De Gaulle's staple diet between 1940 and 1944 was the hand that fed him,
(p. 488) is a typical gem.
The Storm of War is surely Roberts' best book, and probably the outstanding "trade history" book of the year.
Reviews of The Storm of War have been overwhelmingly fulsome - as they should be - with one striking exception, a now rather notorious review by Professor Richard Evans in the Times Literary Supplement (21-28 August 2009), where Roberts is accused of every conceivable wrongdoing from "approach[ing] his topic in a kind of Boy's Own spirit" to glorifying the British Empire to ignoring important sources and relying on book reviews (that's right) for many of his sources. This review is in my opinion perverse and inappropriate, as well as patronising - Roberts is advised to stop writing histories and concentrate on biographies of Tory politicians.
In The Storm of War, however, Roberts is not writing a scholarly history but a "trade history" work intended for the intelligent lay reader. And, after all, it is the Second World War that Roberts is writing about, not the War of the Spanish Succession. It is surely impossible to write about the Second World War without making moral judgments about good and evil, since Hitler made it into a war between good and evil. That Churchill (above all), Roosevelt, and their key military leaders emerge as heroes is inevitable, since they were responsible for defeating Hitler and his allies.
As to Roberts' use of sources, Evans's copy of his book must be different from mine, which has thirty-eight pages of footnotes and twenty-seven pages of bibliography, including thirty-seven archives of private, unpublished papers which he consulted. I think that I am pretty familiar with the literature of this field, and yet I learned something new on virtually every page.
To be sure, there are aspects of this topic to which I would have devoted more space. To cite two of these, after the attack by Nazi Germany, Stalin gave Lazar Kaganovitch, one of the more dreadful senior commissars, the task of putting as many Soviet factories in the western part of the USSR as he could on boxcars and transporting them to the Urals, to be re-erected there as armaments factories. This he did successfully and, it must be said, amazingly, organising the seemingly imposible task of sending whole factories a thousand miles to the east, in the chaotic conditions of the time, and reassembling them for the war effort. This astonishing feat has never received the attention it deserves from historians, including Roberts.

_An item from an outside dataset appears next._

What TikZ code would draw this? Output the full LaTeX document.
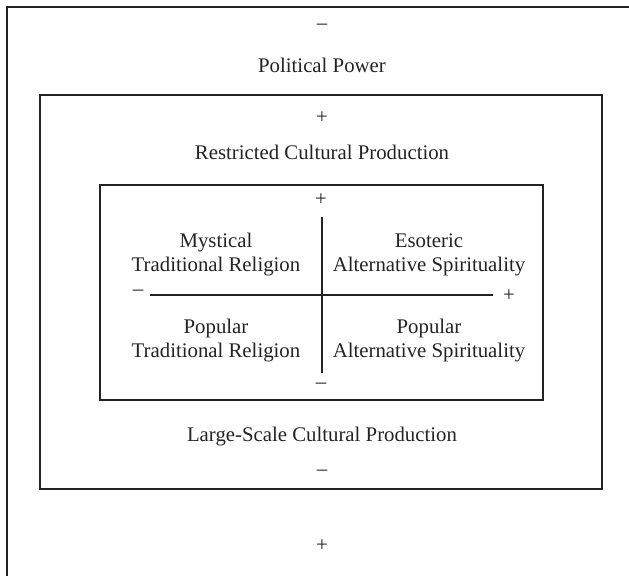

Roberts also notes the Soviet invasion of Manchuria in early August 1945 in only one line, and most Western historians have assumed that this was a nominal attempt by Stalin to take credit for defeating Japan. In fact, as Geoffrey Roberts (presumably no relation) shows in his outstanding Stalin's Wars (pp. 285-295, Yale University Press, 2006), it was a vast, full-scale invasion, involving 1.5 million Soviet troops, with 5500 tanks and 3900 aircraft. Geoffrey Roberts states (p. 298) that
the Manchurian campaign in many ways represented the peak of Soviet operational art during the Second World War,
with the Red Army conquering a still formidable Japanese occupational force in less than two weeks. Although virtually unknown in the West, Stalin's Manchurian campaign may well be seen as the most successful single military operation of the War. Regrettably, Andrew Roberts does not mention either the removal of factories or the Manchurian campaign - although, obviously, even a 712 page history cannot discuss everything. In an age of moral equivalence and post-modernism,
The Storm of War restores a moral dimension to a moral war.
William D. Rubinstein is professor of history at the University of Aberystwyth.